_DIRECTIONS_
Can you transcribe the data exactly? Leave the pictures out.

_SOURCE DATA_

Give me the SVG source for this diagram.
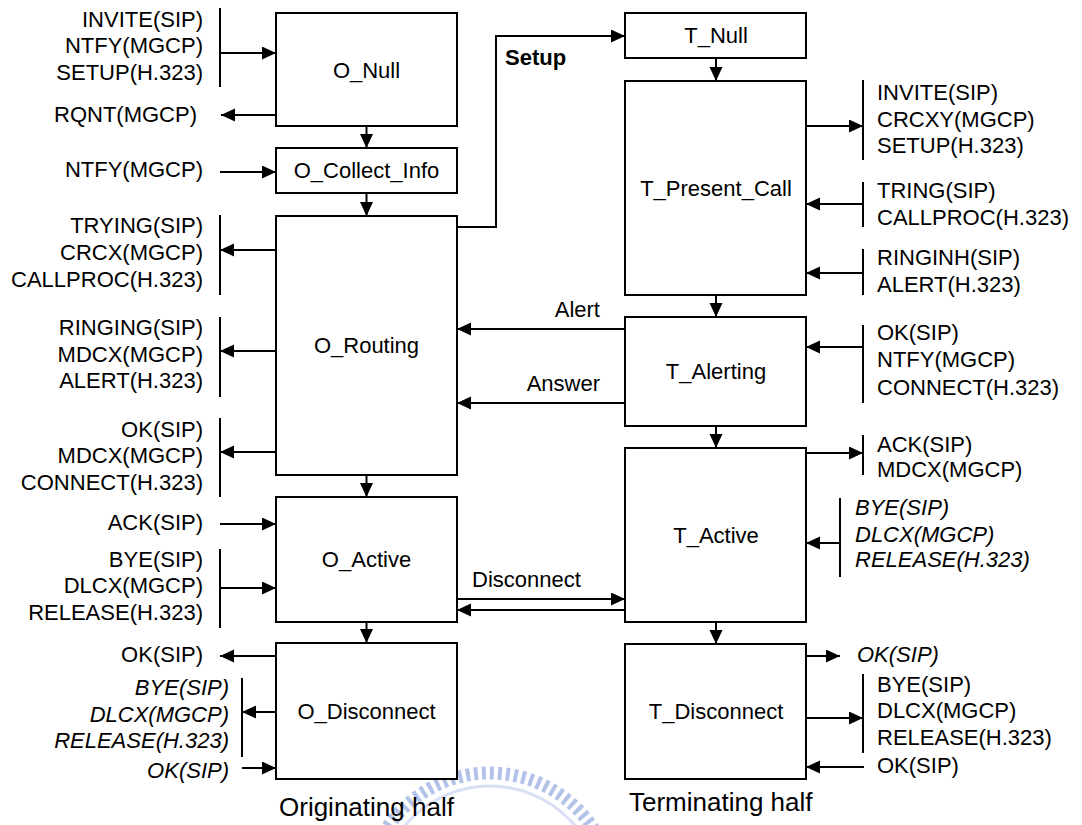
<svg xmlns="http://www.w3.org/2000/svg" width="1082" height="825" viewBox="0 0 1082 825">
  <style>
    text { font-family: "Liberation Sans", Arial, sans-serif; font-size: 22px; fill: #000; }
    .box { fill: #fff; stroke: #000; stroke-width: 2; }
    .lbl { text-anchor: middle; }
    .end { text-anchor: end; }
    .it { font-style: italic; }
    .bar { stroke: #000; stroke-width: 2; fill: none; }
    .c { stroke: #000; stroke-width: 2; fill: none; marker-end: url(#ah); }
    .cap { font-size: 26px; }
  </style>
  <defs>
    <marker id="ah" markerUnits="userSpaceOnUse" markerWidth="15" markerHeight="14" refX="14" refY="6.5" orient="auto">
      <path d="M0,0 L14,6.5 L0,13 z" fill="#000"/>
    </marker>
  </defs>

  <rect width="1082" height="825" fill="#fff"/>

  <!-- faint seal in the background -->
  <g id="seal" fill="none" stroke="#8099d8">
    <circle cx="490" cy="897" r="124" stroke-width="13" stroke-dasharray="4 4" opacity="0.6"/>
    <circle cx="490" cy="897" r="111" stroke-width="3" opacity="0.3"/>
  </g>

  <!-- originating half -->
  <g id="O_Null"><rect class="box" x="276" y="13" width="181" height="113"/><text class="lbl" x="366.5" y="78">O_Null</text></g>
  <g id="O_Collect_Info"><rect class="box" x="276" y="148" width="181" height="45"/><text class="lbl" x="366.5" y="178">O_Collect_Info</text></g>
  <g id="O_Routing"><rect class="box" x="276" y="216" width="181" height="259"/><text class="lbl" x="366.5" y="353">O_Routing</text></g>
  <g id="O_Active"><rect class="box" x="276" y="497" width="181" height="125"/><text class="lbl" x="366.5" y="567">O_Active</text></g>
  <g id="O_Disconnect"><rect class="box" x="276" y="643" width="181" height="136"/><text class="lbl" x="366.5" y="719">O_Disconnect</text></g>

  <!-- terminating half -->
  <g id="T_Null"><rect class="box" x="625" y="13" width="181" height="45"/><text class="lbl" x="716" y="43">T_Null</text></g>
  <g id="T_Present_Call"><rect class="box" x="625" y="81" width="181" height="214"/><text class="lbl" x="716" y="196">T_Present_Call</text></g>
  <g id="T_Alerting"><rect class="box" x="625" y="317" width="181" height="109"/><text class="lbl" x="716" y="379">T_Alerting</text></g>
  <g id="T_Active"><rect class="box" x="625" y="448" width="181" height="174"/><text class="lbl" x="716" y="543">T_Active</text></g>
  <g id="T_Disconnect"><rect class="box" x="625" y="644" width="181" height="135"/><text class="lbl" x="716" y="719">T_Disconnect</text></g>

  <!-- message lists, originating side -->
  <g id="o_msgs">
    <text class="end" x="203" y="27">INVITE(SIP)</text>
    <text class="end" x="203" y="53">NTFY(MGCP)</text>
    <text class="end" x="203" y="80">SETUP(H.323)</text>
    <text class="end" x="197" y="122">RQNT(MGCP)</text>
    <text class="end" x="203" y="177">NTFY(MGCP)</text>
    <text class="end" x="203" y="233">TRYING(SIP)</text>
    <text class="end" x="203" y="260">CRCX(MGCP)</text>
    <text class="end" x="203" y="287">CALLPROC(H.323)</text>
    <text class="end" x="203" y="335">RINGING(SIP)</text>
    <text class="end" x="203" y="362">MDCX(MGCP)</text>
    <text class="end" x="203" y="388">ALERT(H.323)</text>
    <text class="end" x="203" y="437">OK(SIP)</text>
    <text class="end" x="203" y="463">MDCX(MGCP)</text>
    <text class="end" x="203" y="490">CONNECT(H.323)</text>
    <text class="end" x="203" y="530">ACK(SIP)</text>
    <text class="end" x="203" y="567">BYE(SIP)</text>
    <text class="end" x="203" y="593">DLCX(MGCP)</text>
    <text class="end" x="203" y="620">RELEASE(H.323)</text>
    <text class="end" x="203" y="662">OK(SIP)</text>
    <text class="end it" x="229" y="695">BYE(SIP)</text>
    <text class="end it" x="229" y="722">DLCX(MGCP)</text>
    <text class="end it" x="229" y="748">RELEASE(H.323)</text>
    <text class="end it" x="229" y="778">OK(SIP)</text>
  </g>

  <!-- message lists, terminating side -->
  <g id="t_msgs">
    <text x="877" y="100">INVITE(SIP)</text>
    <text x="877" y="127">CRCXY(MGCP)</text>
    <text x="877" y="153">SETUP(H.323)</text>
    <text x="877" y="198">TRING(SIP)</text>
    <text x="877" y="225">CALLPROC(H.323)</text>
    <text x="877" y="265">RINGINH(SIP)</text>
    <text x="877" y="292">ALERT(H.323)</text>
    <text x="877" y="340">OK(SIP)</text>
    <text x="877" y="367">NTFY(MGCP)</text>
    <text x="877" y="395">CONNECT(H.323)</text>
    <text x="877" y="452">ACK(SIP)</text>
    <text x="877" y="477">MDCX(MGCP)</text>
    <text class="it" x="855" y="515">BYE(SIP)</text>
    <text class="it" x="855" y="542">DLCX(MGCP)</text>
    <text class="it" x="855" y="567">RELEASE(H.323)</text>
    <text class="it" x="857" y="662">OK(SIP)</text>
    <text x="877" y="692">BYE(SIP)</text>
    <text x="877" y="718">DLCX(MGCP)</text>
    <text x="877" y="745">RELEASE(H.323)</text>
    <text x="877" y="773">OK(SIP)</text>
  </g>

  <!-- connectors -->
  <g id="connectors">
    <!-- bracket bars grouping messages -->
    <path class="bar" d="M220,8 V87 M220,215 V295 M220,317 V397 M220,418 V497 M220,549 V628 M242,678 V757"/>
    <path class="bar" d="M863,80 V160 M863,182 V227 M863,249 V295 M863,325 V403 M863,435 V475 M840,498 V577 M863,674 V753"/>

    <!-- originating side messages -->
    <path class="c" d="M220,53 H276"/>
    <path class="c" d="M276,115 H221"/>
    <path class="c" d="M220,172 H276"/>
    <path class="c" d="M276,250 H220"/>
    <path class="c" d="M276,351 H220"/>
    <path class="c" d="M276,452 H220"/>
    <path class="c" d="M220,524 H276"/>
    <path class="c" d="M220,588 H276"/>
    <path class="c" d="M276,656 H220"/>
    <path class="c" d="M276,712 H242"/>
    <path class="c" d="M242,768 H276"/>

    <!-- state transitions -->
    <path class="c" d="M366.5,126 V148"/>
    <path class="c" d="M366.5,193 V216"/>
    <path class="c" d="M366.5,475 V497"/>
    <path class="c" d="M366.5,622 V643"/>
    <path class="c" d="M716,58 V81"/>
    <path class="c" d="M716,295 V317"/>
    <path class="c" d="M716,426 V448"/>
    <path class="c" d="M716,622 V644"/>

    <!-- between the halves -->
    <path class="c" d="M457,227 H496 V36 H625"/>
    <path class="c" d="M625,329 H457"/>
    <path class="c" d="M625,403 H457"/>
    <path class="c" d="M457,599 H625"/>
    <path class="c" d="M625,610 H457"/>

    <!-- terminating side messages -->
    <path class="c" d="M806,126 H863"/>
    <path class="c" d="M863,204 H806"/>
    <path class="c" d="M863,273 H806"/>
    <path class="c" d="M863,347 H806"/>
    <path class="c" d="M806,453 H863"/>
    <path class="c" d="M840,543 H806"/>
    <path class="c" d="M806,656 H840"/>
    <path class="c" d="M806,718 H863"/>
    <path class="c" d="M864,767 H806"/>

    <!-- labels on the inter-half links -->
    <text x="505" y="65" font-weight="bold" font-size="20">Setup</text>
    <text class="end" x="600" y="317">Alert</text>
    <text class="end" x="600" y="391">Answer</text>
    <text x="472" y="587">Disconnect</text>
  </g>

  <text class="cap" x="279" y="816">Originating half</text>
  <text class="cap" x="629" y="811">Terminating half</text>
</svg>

_RESULT FOR THIS EXERCISE_
Give me the SVG source for this diagram.
<svg xmlns="http://www.w3.org/2000/svg" width="1082" height="825" viewBox="0 0 1082 825">
  <style>
    text { font-family: "Liberation Sans", Arial, sans-serif; font-size: 22px; fill: #000; }
    .box { fill: #fff; stroke: #000; stroke-width: 2; }
    .lbl { text-anchor: middle; }
    .end { text-anchor: end; }
    .it { font-style: italic; }
    .bar { stroke: #000; stroke-width: 2; fill: none; }
    .c { stroke: #000; stroke-width: 2; fill: none; marker-end: url(#ah); }
    .cap { font-size: 26px; }
  </style>
  <defs>
    <marker id="ah" markerUnits="userSpaceOnUse" markerWidth="15" markerHeight="14" refX="14" refY="6.5" orient="auto">
      <path d="M0,0 L14,6.5 L0,13 z" fill="#000"/>
    </marker>
  </defs>

  <rect width="1082" height="825" fill="#fff"/>

  <!-- faint seal in the background -->
  <g id="seal" fill="none" stroke="#8099d8">
    <circle cx="490" cy="897" r="124" stroke-width="13" stroke-dasharray="4 4" opacity="0.6"/>
    <circle cx="490" cy="897" r="111" stroke-width="3" opacity="0.3"/>
  </g>

  <!-- originating half -->
  <g id="O_Null"><rect class="box" x="276" y="13" width="181" height="113"/><text class="lbl" x="366.5" y="78">O_Null</text></g>
  <g id="O_Collect_Info"><rect class="box" x="276" y="148" width="181" height="45"/><text class="lbl" x="366.5" y="178">O_Collect_Info</text></g>
  <g id="O_Routing"><rect class="box" x="276" y="216" width="181" height="259"/><text class="lbl" x="366.5" y="353">O_Routing</text></g>
  <g id="O_Active"><rect class="box" x="276" y="497" width="181" height="125"/><text class="lbl" x="366.5" y="567">O_Active</text></g>
  <g id="O_Disconnect"><rect class="box" x="276" y="643" width="181" height="136"/><text class="lbl" x="366.5" y="719">O_Disconnect</text></g>

  <!-- terminating half -->
  <g id="T_Null"><rect class="box" x="625" y="13" width="181" height="45"/><text class="lbl" x="716" y="43">T_Null</text></g>
  <g id="T_Present_Call"><rect class="box" x="625" y="81" width="181" height="214"/><text class="lbl" x="716" y="196">T_Present_Call</text></g>
  <g id="T_Alerting"><rect class="box" x="625" y="317" width="181" height="109"/><text class="lbl" x="716" y="379">T_Alerting</text></g>
  <g id="T_Active"><rect class="box" x="625" y="448" width="181" height="174"/><text class="lbl" x="716" y="543">T_Active</text></g>
  <g id="T_Disconnect"><rect class="box" x="625" y="644" width="181" height="135"/><text class="lbl" x="716" y="719">T_Disconnect</text></g>

  <!-- message lists, originating side -->
  <g id="o_msgs">
    <text class="end" x="203" y="27">INVITE(SIP)</text>
    <text class="end" x="203" y="53">NTFY(MGCP)</text>
    <text class="end" x="203" y="80">SETUP(H.323)</text>
    <text class="end" x="197" y="122">RQNT(MGCP)</text>
    <text class="end" x="203" y="177">NTFY(MGCP)</text>
    <text class="end" x="203" y="233">TRYING(SIP)</text>
    <text class="end" x="203" y="260">CRCX(MGCP)</text>
    <text class="end" x="203" y="287">CALLPROC(H.323)</text>
    <text class="end" x="203" y="335">RINGING(SIP)</text>
    <text class="end" x="203" y="362">MDCX(MGCP)</text>
    <text class="end" x="203" y="388">ALERT(H.323)</text>
    <text class="end" x="203" y="437">OK(SIP)</text>
    <text class="end" x="203" y="463">MDCX(MGCP)</text>
    <text class="end" x="203" y="490">CONNECT(H.323)</text>
    <text class="end" x="203" y="530">ACK(SIP)</text>
    <text class="end" x="203" y="567">BYE(SIP)</text>
    <text class="end" x="203" y="593">DLCX(MGCP)</text>
    <text class="end" x="203" y="620">RELEASE(H.323)</text>
    <text class="end" x="203" y="662">OK(SIP)</text>
    <text class="end it" x="229" y="695">BYE(SIP)</text>
    <text class="end it" x="229" y="722">DLCX(MGCP)</text>
    <text class="end it" x="229" y="748">RELEASE(H.323)</text>
    <text class="end it" x="229" y="778">OK(SIP)</text>
  </g>

  <!-- message lists, terminating side -->
  <g id="t_msgs">
    <text x="877" y="100">INVITE(SIP)</text>
    <text x="877" y="127">CRCXY(MGCP)</text>
    <text x="877" y="153">SETUP(H.323)</text>
    <text x="877" y="198">TRING(SIP)</text>
    <text x="877" y="225">CALLPROC(H.323)</text>
    <text x="877" y="265">RINGINH(SIP)</text>
    <text x="877" y="292">ALERT(H.323)</text>
    <text x="877" y="340">OK(SIP)</text>
    <text x="877" y="367">NTFY(MGCP)</text>
    <text x="877" y="395">CONNECT(H.323)</text>
    <text x="877" y="452">ACK(SIP)</text>
    <text x="877" y="477">MDCX(MGCP)</text>
    <text class="it" x="855" y="515">BYE(SIP)</text>
    <text class="it" x="855" y="542">DLCX(MGCP)</text>
    <text class="it" x="855" y="567">RELEASE(H.323)</text>
    <text class="it" x="857" y="662">OK(SIP)</text>
    <text x="877" y="692">BYE(SIP)</text>
    <text x="877" y="718">DLCX(MGCP)</text>
    <text x="877" y="745">RELEASE(H.323)</text>
    <text x="877" y="773">OK(SIP)</text>
  </g>

  <!-- connectors -->
  <g id="connectors">
    <!-- bracket bars grouping messages -->
    <path class="bar" d="M220,8 V87 M220,215 V295 M220,317 V397 M220,418 V497 M220,549 V628 M242,678 V757"/>
    <path class="bar" d="M863,80 V160 M863,182 V227 M863,249 V295 M863,325 V403 M863,435 V475 M840,498 V577 M863,674 V753"/>

    <!-- originating side messages -->
    <path class="c" d="M220,53 H276"/>
    <path class="c" d="M276,115 H221"/>
    <path class="c" d="M220,172 H276"/>
    <path class="c" d="M276,250 H220"/>
    <path class="c" d="M276,351 H220"/>
    <path class="c" d="M276,452 H220"/>
    <path class="c" d="M220,524 H276"/>
    <path class="c" d="M220,588 H276"/>
    <path class="c" d="M276,656 H220"/>
    <path class="c" d="M276,712 H242"/>
    <path class="c" d="M242,768 H276"/>

    <!-- state transitions -->
    <path class="c" d="M366.5,126 V148"/>
    <path class="c" d="M366.5,193 V216"/>
    <path class="c" d="M366.5,475 V497"/>
    <path class="c" d="M366.5,622 V643"/>
    <path class="c" d="M716,58 V81"/>
    <path class="c" d="M716,295 V317"/>
    <path class="c" d="M716,426 V448"/>
    <path class="c" d="M716,622 V644"/>

    <!-- between the halves -->
    <path class="c" d="M457,227 H496 V36 H625"/>
    <path class="c" d="M625,329 H457"/>
    <path class="c" d="M625,403 H457"/>
    <path class="c" d="M457,599 H625"/>
    <path class="c" d="M625,610 H457"/>

    <!-- terminating side messages -->
    <path class="c" d="M806,126 H863"/>
    <path class="c" d="M863,204 H806"/>
    <path class="c" d="M863,273 H806"/>
    <path class="c" d="M863,347 H806"/>
    <path class="c" d="M806,453 H863"/>
    <path class="c" d="M840,543 H806"/>
    <path class="c" d="M806,656 H840"/>
    <path class="c" d="M806,718 H863"/>
    <path class="c" d="M864,767 H806"/>

    <!-- labels on the inter-half links -->
    <text x="505" y="65" font-weight="bold" font-size="20">Setup</text>
    <text class="end" x="600" y="317">Alert</text>
    <text class="end" x="600" y="391">Answer</text>
    <text x="472" y="587">Disconnect</text>
  </g>

  <text class="cap" x="279" y="816">Originating half</text>
  <text class="cap" x="629" y="811">Terminating half</text>
</svg>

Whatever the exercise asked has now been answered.